Dear Sisters, every charism is an evangelical word which the Holy Spirit recalls to the Church’s memory (cf. Jn 14:26). It is not by accident that consecrated life "is born from hearing the word of God and embracing the Gospel as its rule of life. A life devoted to following Christ in his chastity, poverty and obedience becomes a living ‘exegesis’ of God’s word… Every charism and every rule springs from it and seeks to be an expression of it, thus opening up new pathways of Christian living marked by the radicalism of the Gospel" (Verbum Domini, 83).
This Gospel radicalism means being "rooted and built up in Christ, and firm in the faith" (cf. Col 2:7).
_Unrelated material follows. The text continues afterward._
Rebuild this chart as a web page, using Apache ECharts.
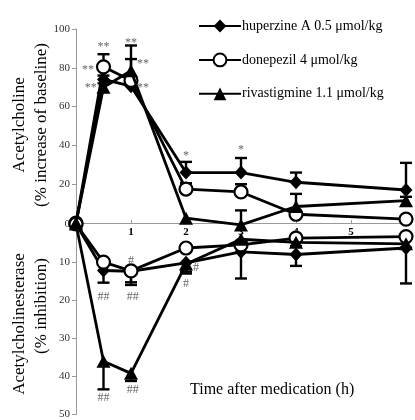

In the consecrated life, this means going to the very root of the love of Jesus Christ with an undivided heart, putting nothing ahead of this love (cf. SAINT BENEDICT, Rule, IV, 21) and being completely devoted to him, the Bridegroom, as were the Saints, like Rose of Lima and Rafael Arnáiz, the young patrons of this World Youth Day. Your lives must testify to the personal encounter with Christ which has nourished your consecration, and to all the transforming power of that encounter. This is all the more important today when "we see a certain ‘eclipse of God’ taking place, a kind of amnesia which, albeit not an outright rejection of Christianity, is nonetheless a denial of the treasure of our faith, a denial that could lead to the loss of our deepest identity" (Message for the 2011 World Youth Day, 1). In a world of relativism and mediocrity, we need that radicalism to which your consecration, as a way of belonging to the God who is loved above all things, bears witness.
This Gospel radicalism proper to the consecrated life finds expression in filial communion with the Church, the home of the children of God, built by Christ: communion with her Pastors who set forth in the Lord’s name the deposit of faith received from the apostles, the ecclesial Magisterium and the Christian tradition; communion with your own religious families as you gratefully preserve their authentic spiritual patrimony while valuing other charisms; and communion with other members of the Church, such as the laity, who are called to make their own specific calling a testimony to the one Gospel of the Lord.
Finally, Gospel radicalism finds expression in the mission God has chosen to entrust to us: from the contemplative life, which welcomes into its cloisters the word of God in eloquent silence and adores his beauty in the solitude which he alone fills, to the different paths of the apostolic life, in whose furrows the seed of the Gospel bears fruit in the education of children and young people, the care of the sick and elderly, the pastoral care of families, commitment to respect for life, witness to the truth and the proclamation of peace and charity, mission work and the new evangelization, and so many other sectors of the Church’s apostolate.
Dear Sisters, this is the witness of holiness to which God is calling you, as you follow Jesus Christ closely and unconditionally in consecration, communion and mission. The Church needs your youthful fidelity, rooted and built up in Christ. Thank you for your generous, total and perpetual "yes" to the call of the Loved One. I pray that the Virgin Mary may sustain and accompany your consecrated youth, with the lively desire that it will challenge, nourish and illumine all young people.
With these sentiments, I ask God to repay abundantly the generous contribution which consecrated life has made to this World Youth Day. In his name, and with great gratitude, I give you my affectionate blessing.